Blue River Horse Center finds new home north of Silverthorne thanks to Peak Materials
Nonprofit: Year lease — maybe more — at 80-acre site is better than previous home
The Blue River Horse Center has found a new home after all thanks to a generous lease agreement from Peak Materials and Kilgore Cos.
Horse center president Craig Robelen described the Hillyard property as sensational.
“It’s like a gift from God,” Robelen said.
The 80-acre site is at 35404 Colorado Highway 9, 15 minutes north of Silverthorne. The auxiliary property of Peak Materials was known previously as the Hillyard Ranch before the company purchased the property from Julie Hillyard. The one-year lease agreement — with the potential for more years — at the Hillyard Ranch property will allow the nonprofit organization to continue its equestrian-based emotional awareness and leadership training programs this summer, beginning May 1.
In recent months it was uncertain if and where the horse center could continue programming after their lease at a former ranch, further north on Highway 9, expired last fall. Last summer, the center served more guests than ever at that location, including 350 local children with the help of more than 1,000 volunteers. Late last year and early this year, the center pushed for an agreement with the county to use the old rodeo and fair grounds by Dillon Dam. The center ultimately withdrew their request after feedback from county agencies, including the animal rescue, who said their access to the grounds was integral to county operations.
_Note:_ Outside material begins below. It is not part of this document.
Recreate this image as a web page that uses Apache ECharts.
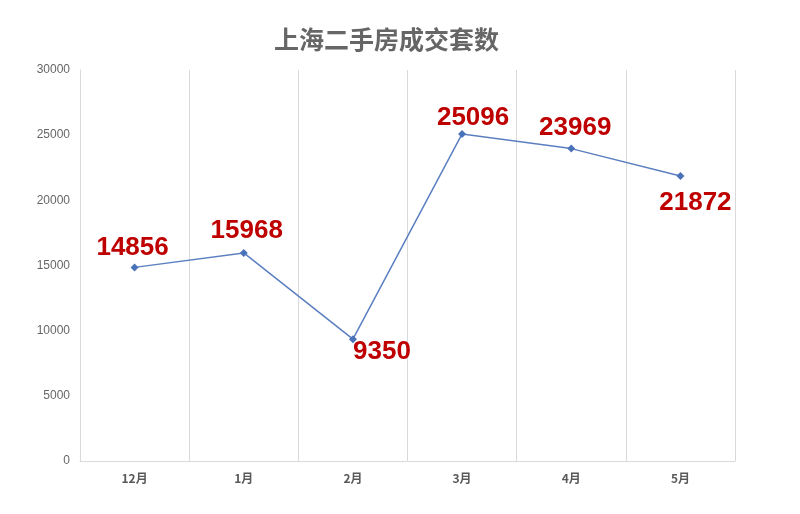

After the fairgrounds option was withdrawn, Robelen said he called back 10-15 property owners before officials from Glenwood Springs-based Kilgore Cos. said they were aware of the plight of the organization and felt the Hillyard property could be perfect for the organization. The offer from Peak to lease the property to the horse center from April 15 through October 31 is for a price similar to their previous lease. Before the Peak offer, the center was looking at vacant 3- to 5-acre plots.
Rather than the horse center bringing in its own water and hay and putting up its own fencing and paddocks — like they would have done on a vacant lot — the Hilyard property is move-in ready. After a group of volunteers cleaned the site over two days this weekend, it’ll require minimal work for the center to move horses into a ranch that features multiple barns, ample stalls, plenty of paddocks and fencing specific for horses that Robelen said “is in beautiful shape.”
“(Julie Hillyard) did a beautiful job of creating a horse ranch,” Robelen said. “For us to use this — it’s better than the last ranch where we were for 12 years.”
The center was only able to use 5 acres for its horse operations at the previous ranch, with the rest of the ranch’s 300 acres used for hay operation. Once the hay was cut late in summer, horses could graze on the rest of the property. Horse programming and exercises were limited to just a couple of arenas, round pens and barns.
At the new Peak site, the center will both be able to let the horses graze on all 80 acres thanks to a hay barn chock-full of last summer’s harvest. Facilities for the horses at the new ranch include “top-of-the-line stalls.” The previous site didn’t have any stalls, but Robelen said the center will likely mostly let the horses graze freely similar to how they would have previously. The new site’s paddock is also bigger and the center will have more round pens and ability to fence-in padding for nighttime grazing.
Russ Larsen, chief operating officer for Peak Materials, said the company hasn’t used the barns or any of the other horse facilities since the Hillyard purchase. Larsen said the lease agreement with the horse center is for the summer, with conversations for potentially additional summers, as the property is currently in the permitting process for sand and gravel extraction with the state Division of Reclamation, Mining and Safety.
“Permitting takes a fair amount of time to get through, and we are open to options as we continue forward (with the horse center),” Larsen said. “Hopefully this continues to work for them, and there may be some long-term options. But really at this point, we are taking it one step at a time. We’re glad to help them. … It seems like it’s going to be a good fit for the both of us.”